Level 2: Request Metrics
Track basic request metrics for each service:
| Metric | Why It Matters |
|---|---|
| Request count | Is traffic normal? |
| Error count | Is something broken? |
| Response time (p95, p99) | Is performance degrading? |
| Active requests | Is the service overloaded? |
Simple Implementation
// Middleware to track requests
app.use((req, res, next) => {
const start = Date.now();
res.on('finish', () => {
const duration = Date.now() - start;
const status = res.statusCode;
metrics.increment('requests.total', { service: 'user-api', status: Math.floor(status/100) + 'xx' });
metrics.histogram('request.duration_ms', duration, { service: 'user-api' });
});
next();
});
Level 3: Error Tracking
When errors happen, you need to know what failed and why:
What to Log
- Error message — What went wrong?
- Stack trace — Where in the code?
- Request context — What request caused it?
- Service name — Which service?
- Timestamp — When?
Tools for Small Teams
- Sentry — Error tracking with context
- Bugsnag — Error monitoring and alerting
- Honeybadger — Simple error tracking
Level 4: Request Correlation
When a request spans multiple services, you need to connect the dots:
// Generate or propagate request ID
app.use((req, res, next) => {
const requestId = req.headers['x-request-id'] || generateId();
req.requestId = requestId;
res.setHeader('x-request-id', requestId);
next();
});
// Pass to downstream services
const response = await fetch('http://orders-api/orders', {
headers: { 'x-request-id': req.requestId }
});
Now you can search logs for a specific request ID and see its journey across services.
Level 5: External Monitoring
Internal metrics tell you if your services are running. External monitoring tells you if users can reach them.
What to Monitor Externally
- API gateway / load balancer — Entry point to your services
- Key endpoints — Login, critical API paths
- Health endpoints — Each service's /health
Why External Monitoring Matters
- DNS issues (your servers are fine, but nobody can find them)
- Network problems (your region is isolated)
- Load balancer failures (services healthy but unreachable)
- SSL certificate expiration
Monitoring Architecture for Small Teams
What to Build
External Monitoring
↓
[ Load Balancer ]
/ | \
[API-1] [API-2] [API-3]
\ | /
\ | /
[ Shared Database ]
↑
[ Error Tracking ]
Minimum Viable Stack
- Health checks: Built into each service
- Metrics: Statsd → hosted service OR simple Prometheus
- Error tracking: Sentry/Bugsnag
- External monitoring: OpsPulse (uptime checks)
- Logging: Structured logs to files → cloud logging service
Common Mistakes
Mistake 1: Over-Instrumenting
Problem: Tracking every possible metric, creating noise.
Fix: Start with request count, error count, response time.

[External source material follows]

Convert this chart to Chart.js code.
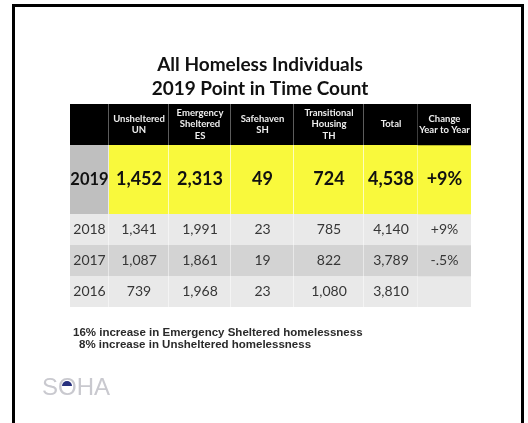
<!DOCTYPE html>
<html>
<head>
<meta charset="utf-8">
<script src="https://cdn.jsdelivr.net/npm/chart.js@4.4.1/dist/chart.umd.min.js"></script>
<style>
  html, body { margin: 0; padding: 0; background: #fff; }
  #wrap { position: relative; width: 528px; height: 423px; overflow: hidden; }
  #frame { position: absolute; left: 12px; top: 4px; width: 506px; height: 440px;
           border: 3px solid #000; border-bottom: none; }
  #box { position: absolute; left: 0; top: 0; width: 528px; height: 423px; }
  .note { position: absolute; font: bold 11.5px 'Liberation Sans', Arial, sans-serif;
          line-height: 12px; color: #2a2a2a; white-space: nowrap; }
  #logo { position: absolute; left: 42px; top: 375px; font: 24px 'Liberation Sans', Arial, sans-serif;
          line-height: 24px; color: #c9c9cf; }
  #logo .o { position: relative; }
  #logo .o::before { content: ''; position: absolute; left: 4px; top: 8px; width: 10px; height: 5px;
                     border-radius: 5px 5px 0 0; background: #27307e; }
</style>
</head>
<body>
<div id="wrap">
  <div id="frame"></div>
  <div id="box"><canvas id="tableChart"></canvas></div>
  <div class="note" style="left:73px; top:326px;">16% increase in Emergency Sheltered homelessness</div>
  <div class="note" style="left:79px; top:338px;">8% increase in Unsheltered homelessness</div>
  <div id="logo">S<span class="o">O</span>HA</div>
</div>
<script>
// table content
const headers = [[''], ['Unsheltered', 'UN'], ['Emergency', 'Sheltered', 'ES'], ['Safehaven', 'SH'],
                 ['Transitional', 'Housing', 'TH'], ['Total'], ['Change', 'Year to Year']];
const years = ['2019', '2018', '2017', '2016'];
const unsheltered = [1452, 1341, 1087, 739];
const emergency = [2313, 1991, 1861, 1968];
const safehaven = [49, 23, 19, 23];
const transitional = [724, 785, 822, 1080];
const total = [4538, 4140, 3789, 3810];
const change = ['+9%', '+9%', '-.5%', ''];

// layout of the grid (px inside the table)
const COL_EDGES = [0, 39, 99, 161, 224, 294, 348, 401];
const ROW_HEIGHTS = [41, 69, 31, 31, 31];
const LEFT_GAP = 21; // chart area starts left of the table so the title centres like the slide
const ROW_FILL = ['#000000', '#f9f93c', '#e9e9e9', '#d3d3d3', '#e9e9e9'];
const ROW_LINE = ['#8a8a8a', 'rgba(255,255,255,0.6)', '#fafafa', '#f2f2f2', '#fafafa'];
const ROW_FONT = [
    {font: 'bold 9.5px Lato', color: '#eeeeee', lh: 11.5},
    {font: 'bold 18px Lato', color: '#111111', lh: 18},
    {font: '14px Lato', color: '#363636', lh: 14},
    {font: '14px Lato', color: '#363636', lh: 14},
    {font: '14px Lato', color: '#363636', lh: 14},
];

const fmt = (v) => v.toLocaleString('en-US');

const cellLines = (r, j) => {
    if (r === 0) return headers[j];
    const i = r - 1;
    const row = [years[i], fmt(unsheltered[i]), fmt(emergency[i]), fmt(safehaven[i]),
                 fmt(transitional[i]), fmt(total[i]), change[i]];
    return [row[j]];
};

const tableHeight = ROW_HEIGHTS.reduce((a, b) => a + b, 0);
const tableWidth = COL_EDGES[COL_EDGES.length - 1];

const datasets = ROW_HEIGHTS.map((h, r) => {
    const top = ROW_HEIGHTS.slice(0, r).reduce((a, b) => a + b, 0);
    return {
        data: headers.map((_, j) => ({x: [COL_EDGES[j], COL_EDGES[j + 1]], y: top + h / 2})),
        barThickness: h,
        stack: 'table',
        backgroundColor: (c) => (r === 1 && c.dataIndex === 0) ? '#bfbfbf' : ROW_FILL[r],
        borderColor: ROW_LINE[r],
        borderSkipped: false,
        borderWidth: (c) => ({left: 0, top: 0, bottom: 0, right: c.dataIndex < headers.length - 1 ? 1 : 0}),
    };
});

const cellText = {
    id: 'cellText',
    afterDatasetsDraw(chart) {
        const ctx = chart.ctx;
        chart.data.datasets.forEach((ds, r) => {
            const st = ROW_FONT[r];
            chart.getDatasetMeta(r).data.forEach((bar, j) => {
                const lines = cellLines(r, j);
                const cx = (bar.x + bar.base) / 2;
                ctx.save();
                ctx.font = (r === 1 && j === 0) ? 'bold 16.5px Lato' : st.font;
                ctx.fillStyle = st.color;
                ctx.textAlign = 'center';
                ctx.textBaseline = 'middle';
                lines.forEach((t, k) => {
                    ctx.fillText(t, cx, bar.y + (k - (lines.length - 1) / 2) * st.lh);
                });
                ctx.restore();
            });
        });
    }
};

new Chart(document.getElementById('tableChart'), {
    type: 'bar',
    data: {labels: [], datasets},
    options: {
        indexAxis: 'y',
        responsive: true,
        maintainAspectRatio: false,
        animation: false,
        layout: {padding: {left: 70 - LEFT_GAP, right: 57, top: 0, bottom: 116}},
        scales: {
            x: {type: 'linear', min: -LEFT_GAP, max: tableWidth, stacked: false, display: false},
            y: {type: 'linear', min: 0, max: tableHeight, reverse: true, offset: false, display: false},
        },
        plugins: {
            legend: {display: false},
            tooltip: {enabled: false},
            title: {
                display: true,
                text: ['All Homeless Individuals', '2019 Point in Time Count'],
                color: '#111111',
                font: {family: 'Lato', size: 19, weight: 'bold', lineHeight: 1.26},
                padding: {top: 53, bottom: 3}
            }
        }
    },
    plugins: [cellText]
});
</script>
</body>
</html>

Add more when you have a specific need.
Mistake 2: Ignoring External Monitoring
Problem: All monitoring is internal. You don't know when external users can't reach you.
Fix: Add external uptime checks for your public endpoints.
Mistake 3: Complex Tooling Too Early
Problem: Deploying Istio, Jaeger, and full observability stack for 3 services.
Fix: Start simple. Add complexity when you have the team and the need.
Mistake 4: No Request Correlation
Problem: Can't trace a request across services when debugging.
Fix: Add request IDs early. It's simple and pays off immediately.
Microservices Monitoring Checklist
Each Service
- ☐ Health endpoint (/health)
- ☐ Request metrics (count, latency, errors)
- ☐ Request ID propagation
- ☐ Structured logging with service name
- ☐ Error tracking integration
System-Wide
- ☐ External monitoring for public endpoints
- ☐ Centralized log aggregation
- ☐ Metrics dashboard (even if simple)
- ☐ Alert routing (email, Slack, PagerDuty)
- ☐ Runbook for common issues
Monitor Your Microservices Externally
OpsPulse provides external uptime monitoring for your API gateway and individual services. Know when users can't reach you, not just when your services are running.
Start Free Monitoring →When to Add More Complexity
Add distributed tracing when:
- You have 10+ services with complex interactions
- You frequently need to debug cross-service issues
- You have someone who can maintain the tracing infrastructure
Add a service mesh when:
- You need mutual TLS between services
- You want automatic retries and circuit breaking
- You're running Kubernetes and can manage the complexity
Add comprehensive metrics when:
- You need to optimize performance
- You're debugging capacity issues
- You have SLOs to meet
Summary
For small teams with microservices:
- Health checks first — Every service should report its status
- Basic metrics — Request count, errors, latency
- Error tracking — Know when and why things fail
- Request IDs — Connect requests across services
- External monitoring — Verify users can reach you
You can always add complexity later. Start with what gives you visibility today.